Some of you might wonder if simply buying a new, cheap USB-based programmer wouldn't be easier. This is how I see it:
- It would be more expensive to go that way, even if I got myself a Wellon or something equally cheap.
- Quite frankly not all that many "new" programmers come with proper Windows 7 support. Surprisingly so.
- The programmer I have is a bit ancient now but still works and pretty much covers my needs (though it can't be used with modern low-voltage devices that require 2.5V or 1.8V).
- I have some self-made stuff that I really need - like FLASH based replacements for 27C160/322 EPROMs. My programmer software had this unique feature of allowing me to create my own programming algorithms, not really something you see often. Right now I'd have to make my own GUI anyway so I would obviously still have this ability.

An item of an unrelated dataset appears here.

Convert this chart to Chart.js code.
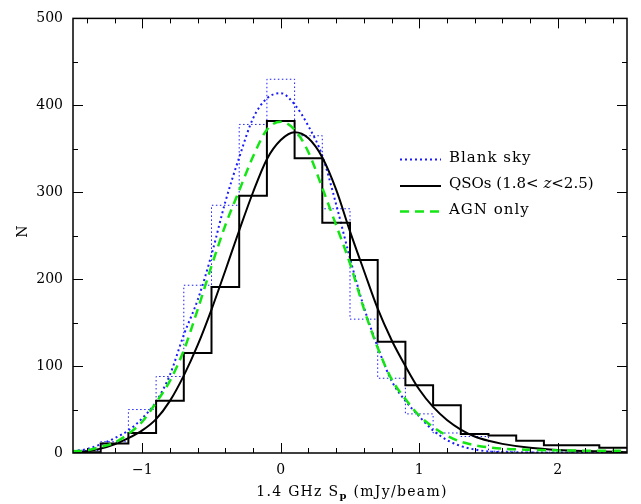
<!DOCTYPE html>
<html>
<head>
<meta charset="utf-8">
<script src="https://cdn.jsdelivr.net/npm/chart.js@4.4.1/dist/chart.umd.min.js"></script>
<style>
  html, body { margin: 0; padding: 0; background: #fff; }
</style>
</head>
<body>
<canvas id="fluxChart" width="641" height="504"></canvas>
<script>
// histogram bins, 0.2 mJy/beam wide
const binEdges = [-1.5, -1.3, -1.1, -0.9, -0.7, -0.5, -0.3, -0.1, 0.1, 0.3, 0.5,
                  0.7, 0.9, 1.1, 1.3, 1.5, 1.7, 1.9, 2.1, 2.3, 2.5];
const qsoCounts = [1, 11, 23, 60, 115, 191, 296, 382, 339, 265, 222, 128, 78, 55, 22, 20, 14, 9, 9, 6];
const skyCounts = [3, 13, 50, 88, 193, 285, 378, 430, 365, 281, 154, 86, 45, 23, 19, 2, 1, 1, 1, 1];

// smooth fits
const curveX = [-1.5, -1.4, -1.3, -1.2, -1.1, -1.0, -0.9, -0.8, -0.7, -0.6, -0.5, -0.4, -0.3, -0.2, -0.1, 0,
                0.1, 0.2, 0.3, 0.4, 0.5, 0.6, 0.7, 0.8, 0.9, 1.0, 1.1, 1.2, 1.3, 1.4, 1.5, 1.6, 1.8, 2.0, 2.2, 2.5];
const skyCurve = [2, 4.5, 10, 17, 26, 40, 59, 90, 136, 176, 228, 289, 340, 385, 408, 414,
                  401, 376, 342, 286, 224, 168, 122, 83, 60, 42, 26, 15, 8, 4, 1.8, 1, 0.5, 0.3, 0.2, 0.1];
const qsoCurve = [0.8, 2, 5, 10, 17, 26, 39, 60, 89, 124, 165, 210, 256, 300, 338, 360,
                  369, 362, 340, 303, 255, 210, 166, 130, 100, 73, 53, 38, 27, 19, 14, 10.5, 6, 3.5, 2.2, 1];
const agnCurve = [2, 3, 7, 12, 22, 36, 58, 83, 118, 165, 215, 262, 302, 341, 372, 381,
                  372, 346, 305, 262, 218, 166, 121, 85, 62, 43, 30, 20, 13, 9, 6.5, 5, 3.7, 3, 2.7, 2.5];

const xTickValues = [-1, 0, 1, 2];
const yTickValues = [0, 100, 200, 300, 400, 500];
const legendLabels = ['Blank sky', 'QSOs (1.8< z<2.5)', 'AGN only'];

const serif = '"DejaVu Serif", "Liberation Serif", serif';
const BLUE = '#1a1aff';
const GREEN = '#14e614';

function toPoints(xs, ys) {
    return xs.map((v, i) => ({ x: v, y: ys[i] }));
}

function toSteps(edges, counts) {
    // each point carries the count of the bin that starts at it;
    // the last edge repeats the last count so the final bin gets its top
    return edges.map((e, i) => ({ x: e, y: counts[Math.min(i, counts.length - 1)] }));
}

// box round the plot with inward ticks on all four sides
const frameTicks = {
    id: 'frameTicks',
    afterDatasetsDraw(chart) {
        const { ctx, chartArea: a, scales } = chart;
        ctx.save();
        ctx.strokeStyle = '#000';
        ctx.lineWidth = 1;
        ctx.beginPath();
        for (let i = -7; i <= 12; i++) {
            const px = Math.round(scales.x.getPixelForValue(i / 5)) + 0.5;
            const len = i % 5 === 0 ? 10 : 5;
            ctx.moveTo(px, a.bottom); ctx.lineTo(px, a.bottom - len);
            ctx.moveTo(px, a.top); ctx.lineTo(px, a.top + len);
        }
        for (let v = 50; v < 500; v += 50) {
            const py = Math.round(scales.y.getPixelForValue(v)) + 0.5;
            const len = v % 100 === 0 ? 10 : 5;
            ctx.moveTo(a.left, py); ctx.lineTo(a.left + len, py);
            ctx.moveTo(a.right, py); ctx.lineTo(a.right - len, py);
        }
        ctx.stroke();
        ctx.lineWidth = 1.5;
        ctx.strokeRect(a.left, a.top, a.right - a.left, a.bottom - a.top);
        ctx.restore();
    }
};

function drawRuns(ctx, runs, x, y) {
    // runs: [text, font, dy]
    let cx = x;
    runs.forEach(([text, font, dy]) => {
        ctx.font = font;
        ctx.fillText(text, cx, y + (dy || 0));
        cx += ctx.measureText(text).width;
    });
    return cx;
}

function runsWidth(ctx, runs) {
    let w = 0;
    runs.forEach(([text, font]) => { ctx.font = font; w += ctx.measureText(text).width; });
    return w;
}

// axis titles and the key
const titlesAndKey = {
    id: 'titlesAndKey',
    afterDraw(chart) {
        const { ctx, chartArea: a } = chart;
        ctx.save();
        ctx.fillStyle = '#000';
        ctx.letterSpacing = '1.3px';
        ctx.textBaseline = 'alphabetic';

        // x title
        const xRuns = [
            ['1.4 GHz S', '14px ' + serif, 0],
            ['p', 'bold 10px ' + serif, 3],
            [' (mJy/beam)', '14px ' + serif, 0]
        ];
        const w = runsWidth(ctx, xRuns);
        drawRuns(ctx, xRuns, (a.left + a.right) / 2 + 2 - w / 2, 496);

        // y title
        ctx.save();
        ctx.translate(27, 231);
        ctx.rotate(-Math.PI / 2);
        ctx.font = '14px ' + serif;
        ctx.textAlign = 'center';
        ctx.fillText('N', 0, 0);
        ctx.restore();

        // key
        const rows = [158, 184.5, 210];
        const ds = chart.data.datasets;
        const styles = [ds.find(d => d.label === legendLabels[0] && !d.isHist),
                        ds.find(d => d.label === legendLabels[1] && !d.isHist),
                        ds.find(d => d.label === legendLabels[2])];
        ctx.textBaseline = 'middle';
        rows.forEach((ry, i) => {
            const s = styles[i];
            ctx.save();
            ctx.strokeStyle = s.borderColor;
            ctx.lineWidth = s.borderWidth;
            ctx.setLineDash(s.borderDash || []);
            ctx.beginPath();
            ctx.moveTo(400, ry + 1.5);
            ctx.lineTo(441, ry + 1.5);
            ctx.stroke();
            ctx.restore();
        });
        const f = '15px ' + serif;
        ctx.letterSpacing = '1px';
        drawRuns(ctx, [[legendLabels[0], f, 0]], 449, rows[0]);
        drawRuns(ctx, [[legendLabels[2], f, 0]], 449, rows[2]);
        ctx.letterSpacing = '0px';
        drawRuns(ctx, [['QSOs (1.8< ', f, 0], ['z', 'italic ' + f, 0], ['<2.5)', f, 0]], 449, rows[1]);
        ctx.restore();
    }
};

const tickFont = { family: serif, size: 14 };

new Chart(document.getElementById('fluxChart'), {
    type: 'line',
    data: {
        datasets: [
            {
                label: 'AGN only',
                data: toPoints(curveX, agnCurve),
                borderColor: GREEN,
                borderWidth: 2.5,
                borderDash: [9, 6],
                cubicInterpolationMode: 'monotone',
                pointRadius: 0
            },
            {
                label: 'QSOs (1.8< z<2.5)',
                data: toPoints(curveX, qsoCurve),
                borderColor: '#000',
                borderWidth: 2,
                cubicInterpolationMode: 'monotone',
                pointRadius: 0
            },
            {
                label: 'QSOs (1.8< z<2.5)',
                isHist: true,
                data: toSteps(binEdges, qsoCounts),
                borderColor: '#000',
                borderWidth: 2,
                stepped: 'before',
                pointRadius: 0
            },
            {
                label: 'Blank sky',
                data: toPoints(curveX, skyCurve),
                borderColor: BLUE,
                borderWidth: 2,
                borderDash: [2, 3],
                cubicInterpolationMode: 'monotone',
                pointRadius: 0
            },
            {
                label: 'Blank sky',
                isHist: true,
                data: toSteps(binEdges, skyCounts),
                borderColor: BLUE,
                borderWidth: 1,
                borderDash: [1.5, 2.5],
                stepped: 'before',
                pointRadius: 0
            }
        ]
    },
    options: {
        responsive: false,
        animation: false,
        layout: { padding: { top: 10, right: 14, left: 0, bottom: 0 } },
        plugins: {
            legend: { display: false },
            tooltip: { enabled: false }
        },
        scales: {
            x: {
                type: 'linear',
                min: -1.5,
                max: 2.5,
                grid: { display: false, drawTicks: false },
                border: { display: false },
                afterBuildTicks: s => { s.ticks = xTickValues.map(v => ({ value: v })); },
                afterFit: s => { s.height = 51; },
                ticks: {
                    padding: 9,
                    color: '#000',
                    font: tickFont,
                    maxRotation: 0,
                    callback: v => v < 0 ? '\u2212' + Math.abs(v) : String(v)
                }
            },
            y: {
                min: 0,
                max: 500,
                grid: { display: false, drawTicks: false },
                border: { display: false },
                afterBuildTicks: s => { s.ticks = yTickValues.map(v => ({ value: v })); },
                afterFit: s => { s.width = 73; },
                ticks: {
                    padding: 10,
                    color: '#000',
                    font: tickFont
                }
            }
        }
    },
    plugins: [frameTicks, titlesAndKey]
});
</script>
</body>
</html>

Looking for cheap USB interface solutions I found out that there is a software based support for pretty much all AVR devices. I could really use an MCU since USB is reasonably fast but has nasty latencies and that would kill performance (after all, you need to drive individual chip pins in a timely fashion, not to mention reading back). With something more than a basic USB parallel port I could use macros to speed things up.
Problem is, software USB takes tons of CPU cycles so this alone might limit the transfers. I have an ARM7 with USB, but it seems like an overkill for just an interface chip. So maybe an AVR with hardware USB? Seems like a good compromise, doesn't it.

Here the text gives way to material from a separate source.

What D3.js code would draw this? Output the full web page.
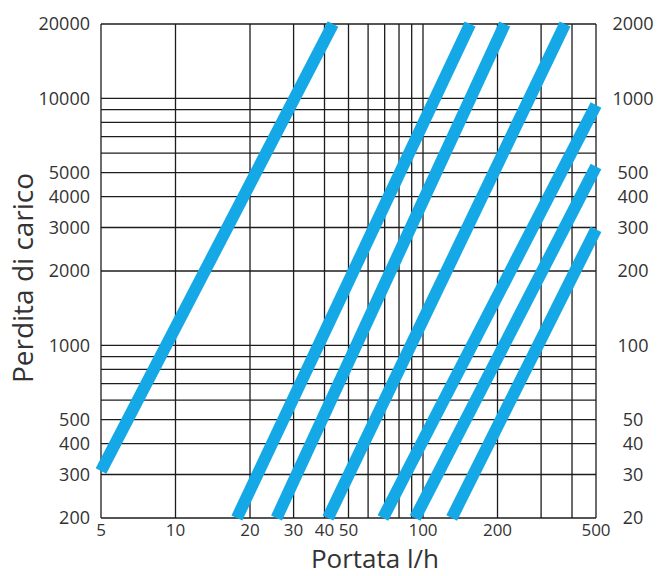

So I start looking for a cheap AT90USB162 board and then the PS3 jailbreak happens. What a timing, huh. I suppose I'm going to buy a few bare chips now and solder the thing on my own. I do have AT90USBKEY kit here somewhere but that one is already spoken for. I have half a mind to port that psgroove thing to software USB just for the fun of it but alas, no time to spend on such frivolities. Someone will do that sooner or later, and if not I could just solder another PCB I suppose :)
Pretty clever malloc abuse, by the way. How the hell did they figure that out... I mean, for the trick to work you need to put your code in the right places. For that you need to know all the addresses first so a 3.41 memory dump would be required. But to get the dump you first have to run the exploit and geohot's approach only works up to 3.15. Maybe it was developed on debug unit? Then again I suppose the idea itself isn't that new, the exploit code was made and tested on earlier FW and just tailored to the newest one. Only a matter of time before SONY plugs this hole but this will be a great blow to them. Already is, just hasn't sinked in yet properly.